Cumulative preferred stock is a type of preferred stock issued by corporations that has specific characteristics differentiating it from other types of stock. This article aims to explain cumulative preferred stock in simple terms, provide references, and offer examples to help beginners understand this concept effectively.
Table of Contents
What is Cumulative Preferred Stock?
Definition
Cumulative preferred stock is a class of preferred stock where if the corporation fails to pay a dividend on the specified payment date, the unpaid dividends accumulate and must be paid before any dividends can be paid to common stockholders. It combines features of both equity and debt securities, offering investors a preference in dividends over common stockholders.
Key Features
- Dividend Priority: Holders of cumulative preferred stock have a priority claim on dividends over common stockholders. If dividends are not paid in a given period, they accumulate and must be paid in the future before any dividends can be paid to common shareholders.
- Fixed Dividend Rate: Cumulative preferred stock typically carries a fixed dividend rate, stated as a percentage of the stock’s par value or face value.

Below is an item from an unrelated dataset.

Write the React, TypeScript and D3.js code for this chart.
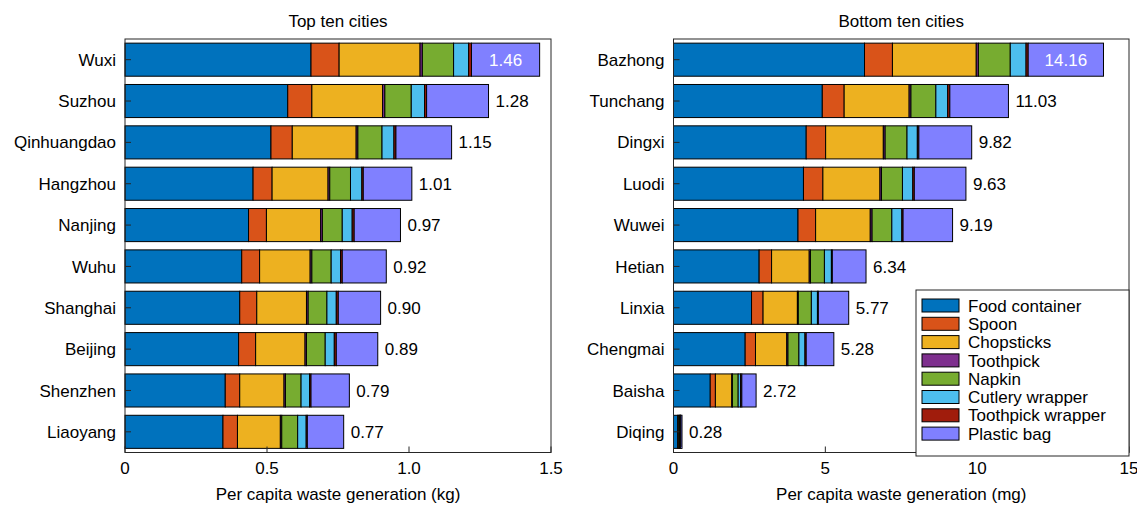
import React from "react";
import * as d3 from "d3";

// Waste categories, in stacking order
const categories = [
  "Food container",
  "Spoon",
  "Chopsticks",
  "Toothpick",
  "Napkin",
  "Cutlery wrapper",
  "Toothpick wrapper",
  "Plastic bag",
];

const categoryColors = [
  "#0072BD",
  "#D95319",
  "#EDB120",
  "#7E2F8E",
  "#77AC30",
  "#4DBEEE",
  "#A01C0C",
  "#8080FF",
];

// Top ten cities (kg per capita)
const topCities = [
  "Wuxi", "Suzhou", "Qinhuangdao", "Hangzhou", "Nanjing",
  "Wuhu", "Shanghai", "Beijing", "Shenzhen", "Liaoyang",
];
const topTotals = [1.46, 1.28, 1.15, 1.01, 0.97, 0.92, 0.9, 0.89, 0.79, 0.77];
// per city: food container, spoon, chopsticks, toothpick, napkin, cutlery wrapper, toothpick wrapper, plastic bag
const topBreakdown = [
  [0.655, 0.099, 0.285, 0.008, 0.110, 0.053, 0.010, 0.240],
  [0.573, 0.085, 0.249, 0.008, 0.093, 0.047, 0.007, 0.218],
  [0.514, 0.075, 0.225, 0.006, 0.085, 0.042, 0.007, 0.196],
  [0.451, 0.067, 0.197, 0.006, 0.073, 0.040, 0.005, 0.171],
  [0.435, 0.063, 0.191, 0.006, 0.070, 0.035, 0.007, 0.163],
  [0.411, 0.063, 0.178, 0.006, 0.068, 0.033, 0.006, 0.155],
  [0.404, 0.060, 0.175, 0.006, 0.066, 0.033, 0.007, 0.149],
  [0.400, 0.060, 0.174, 0.005, 0.066, 0.032, 0.007, 0.146],
  [0.353, 0.051, 0.156, 0.005, 0.055, 0.030, 0.005, 0.135],
  [0.345, 0.051, 0.151, 0.005, 0.056, 0.030, 0.004, 0.128],
];
const topTicks = [0, 0.5, 1.0, 1.5];
const topTickLabels = ["0", "0.5", "1.0", "1.5"];

// Bottom ten cities (mg per capita)
const bottomCities = [
  "Bazhong", "Tunchang", "Dingxi", "Luodi", "Wuwei",
  "Hetian", "Linxia", "Chengmai", "Baisha", "Diqing",
];
const bottomTotals = [14.16, 11.03, 9.82, 9.63, 9.19, 6.34, 5.77, 5.28, 2.72, 0.28];
const bottomBreakdown = [
  [6.29, 0.92, 2.76, 0.07, 1.05, 0.52, 0.07, 2.48],
  [4.90, 0.72, 2.14, 0.06, 0.82, 0.39, 0.07, 1.93],
  [4.37, 0.64, 1.90, 0.06, 0.72, 0.34, 0.05, 1.74],
  [4.28, 0.64, 1.88, 0.05, 0.69, 0.34, 0.05, 1.70],
  [4.10, 0.58, 1.80, 0.06, 0.65, 0.33, 0.04, 1.63],
  [2.82, 0.41, 1.24, 0.04, 0.46, 0.23, 0.03, 1.11],
  [2.57, 0.38, 1.13, 0.03, 0.43, 0.20, 0.03, 1.00],
  [2.36, 0.34, 1.03, 0.04, 0.36, 0.20, 0.04, 0.91],
  [1.21, 0.17, 0.54, 0.02, 0.19, 0.08, 0.04, 0.47],
  [0.14, 0.02, 0.04, 0.005, 0.02, 0.01, 0.005, 0.04],
];
const bottomTicks = [0, 5, 10, 15];
const bottomTickLabels = ["0", "5", "10", "15"];

const FONT = "'Liberation Sans', Arial, Helvetica, sans-serif";
const AXIS_COLOR = "#262626";

type PanelProps = {
  title: string;
  xLabel: string;
  cities: string[];
  totals: number[];
  breakdown: number[][];
  ticks: number[];
  tickLabels: string[];
  domainMax: number;
  x0: number;
  x1: number;
  showLegend?: boolean;
};

const TOP = 39;
const BOTTOM = 452.5;

function Panel(p: PanelProps) {
  const x = d3.scaleLinear().domain([0, p.domainMax]).range([p.x0, p.x1]);
  const y = d3
    .scaleBand<string>()
    .domain(p.cities)
    .range([TOP, BOTTOM])
    .paddingInner(0.2)
    .paddingOuter(0.1);

  const stacked = p.breakdown.map((row) => {
    const ends = d3.cumsum(row);
    return row.map((v, i) => ({ start: ends[i] - v, end: ends[i], i }));
  });

  const legendX = 916;
  const legendY = 290;
  const legendW = 1129 - legendX;
  const legendH = 456 - legendY;

  return (
    <g>
      <text
        x={(p.x0 + p.x1) / 2}
        y={27}
        textAnchor="middle"
        fontSize={17}
        fontFamily={FONT}
        fill="#000"
      >
        {p.title}
      </text>

      {/* stacked bars */}
      {p.cities.map((c, ci) => {
        const by = y(c)!;
        const bh = y.bandwidth();
        return (
          <g key={c}>
            {stacked[ci].map((s) => (
              <rect
                key={s.i}
                x={x(s.start)}
                y={by}
                width={Math.max(0, x(s.end) - x(s.start))}
                height={bh}
                fill={categoryColors[s.i]}
                stroke="#000"
                strokeWidth={1}
              />
            ))}
          </g>
        );
      })}

      {/* value labels */}
      {p.cities.map((c, ci) => {
        const by = y(c)! + y.bandwidth() / 2;
        const segs = stacked[ci];
        const last = segs[segs.length - 1];
        const inside = ci === 0;
        const lx = inside ? x((last.start + last.end) / 2) : x(p.totals[ci]) + 7;
        return (
          <text
            key={c}
            x={lx}
            y={by}
            dy="0.36em"
            textAnchor={inside ? "middle" : "start"}
            fontSize={17}
            fontFamily={FONT}
            fill={inside ? "#fff" : "#000"}
          >
            {p.totals[ci].toFixed(2)}
          </text>
        );
      })}

      {/* frame */}
      <rect
        x={p.x0}
        y={TOP}
        width={p.x1 - p.x0}
        height={BOTTOM - TOP}
        fill="none"
        stroke={AXIS_COLOR}
        strokeWidth={1}
      />

      {/* y ticks and labels */}
      {p.cities.map((c) => {
        const cy = y(c)! + y.bandwidth() / 2;
        return (
          <g key={c}>
            <line x1={p.x0} x2={p.x0 + 6} y1={cy} y2={cy} stroke={AXIS_COLOR} />
            <text
              x={p.x0 - 9}
              y={cy}
              dy="0.36em"
              textAnchor="end"
              fontSize={17}
              fontFamily={FONT}
              fill="#000"
            >
              {c}
            </text>
          </g>
        );
      })}

      {/* x ticks and labels */}
      {p.ticks.map((t, ti) => (
        <g key={t}>
          <line x1={x(t)} x2={x(t)} y1={BOTTOM} y2={BOTTOM - 6} stroke={AXIS_COLOR} />
          <text
            x={x(t)}
            y={468}
            dy="0.36em"
            textAnchor="middle"
            fontSize={17}
            fontFamily={FONT}
            fill="#000"
          >
            {p.tickLabels[ti]}
          </text>
        </g>
      ))}
      <text
        x={(p.x0 + p.x1) / 2}
        y={494}
        dy="0.36em"
        textAnchor="middle"
        fontSize={17}
        fontFamily={FONT}
        fill="#000"
      >
        {p.xLabel}
      </text>

      {p.showLegend && (
        <g>
          <rect
            x={legendX}
            y={legendY}
            width={legendW}
            height={legendH}
            fill="#fff"
            stroke={AXIS_COLOR}
            strokeWidth={1}
          />
          {categories.map((name, i) => {
            const cy = 305.5 + i * 18.3;
            return (
              <g key={name}>
                <rect
                  x={922}
                  y={cy - 6.5}
                  width={37}
                  height={13}
                  fill={categoryColors[i]}
                  stroke="#000"
                  strokeWidth={1}
                />
                <text
                  x={968}
                  y={cy}
                  dy="0.36em"
                  fontSize={17}
                  fontFamily={FONT}
                  fill="#000"
                >
                  {name}
                </text>
              </g>
            );
          })}
        </g>
      )}
    </g>
  );
}

export default function App() {
  return (
    <svg
      width={1137}
      height={505}
      style={{ position: "absolute", left: 0, top: 0, background: "#fff" }}
    >
      <rect width={1137} height={505} fill="#fff" />
      <Panel
        title="Top ten cities"
        xLabel="Per capita waste generation (kg)"
        cities={topCities}
        totals={topTotals}
        breakdown={topBreakdown}
        ticks={topTicks}
        tickLabels={topTickLabels}
        domainMax={1.5}
        x0={125}
        x1={551}
      />
      <Panel
        title="Bottom ten cities"
        xLabel="Per capita waste generation (mg)"
        cities={bottomCities}
        totals={bottomTotals}
        breakdown={bottomBreakdown}
        ticks={bottomTicks}
        tickLabels={bottomTickLabels}
        domainMax={15}
        x0={673.5}
        x1={1129}
        showLegend
      />
    </svg>
  );
}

- Non-Voting Rights: Unlike common stockholders, holders of preferred stock generally do not have voting rights in corporate decisions.
Why is Cumulative Preferred Stock Issued?
Attracting Investors
Corporations issue cumulative preferred stock to attract investors who seek regular income streams similar to bondholders but with the potential for higher yields than bonds issued by the same company.
Financial Flexibility
By issuing preferred stock, companies can raise capital without diluting the ownership rights of existing common shareholders or taking on additional debt obligations.
Risk Management
For corporations, issuing cumulative preferred stock allows them to manage their financial obligations effectively by structuring a portion of their financing as preferred equity rather than traditional debt.
How Does Cumulative Preferred Stock Work?
Dividend Accumulation
If a corporation fails to pay dividends on cumulative preferred stock in any given period, those dividends accumulate and become cumulative dividends. These accumulated dividends must be paid before any dividends can be distributed to common stockholders in future periods.
Example of Cumulative Preferred Stock
Let’s illustrate with an example:
Scenario: Company X issues cumulative preferred stock with a par value of $100 per share and an annual dividend rate of 5%. Investor A purchases 100 shares of this preferred stock.
Dividend Payment Schedule:
- Year 1: Company X declares a dividend but does not have sufficient profits to pay dividends to preferred shareholders.
- Year 2: Company X reports higher profits and declares dividends for both Year 1 and Year 2.
Outcome: In Year 2, before common stockholders receive any dividends, Company X must first pay the accumulated dividends for Year 1 to preferred shareholders, amounting to $500 (100 shares × $100 par value × 5% dividend rate for Year 1).
Benefits and Risks of Cumulative Preferred Stock
Benefits
- Stable Income: Preferred shareholders receive regular dividend payments, providing a stable income stream.
- Dividend Preference: Priority in dividend payments over common stockholders increases predictability of income for investors.
- Capital Preservation: Cumulative feature ensures that missed dividends accumulate and must eventually be paid, reducing investor uncertainty.
Risks
- Interest Rate Sensitivity: Preferred stock prices can be sensitive to changes in interest rates, affecting their market value.
- Lack of Voting Rights: Preferred shareholders typically do not have voting rights, limiting their influence on corporate decisions.
- Call Risk: Issuers may have the option to redeem preferred stock at a predetermined price, potentially ending future dividend payments.
Real-World Applications
Corporate Finance
Companies in various industries issue cumulative preferred stock to raise capital for expansion, debt repayment, or other corporate initiatives while managing financial obligations.
Investment Strategy
Investors seeking stable income with lower volatility compared to common stocks may include cumulative preferred stock in their investment portfolios.
Conclusion
Cumulative preferred stock offers investors a unique combination of steady income and dividend preference over common stockholders. Understanding its features, such as dividend accumulation and priority in dividend payments, is crucial for both investors and corporations issuing this type of equity. By considering the benefits, risks, and real-world applications of cumulative preferred stock, stakeholders can make informed decisions in corporate finance and investment management contexts.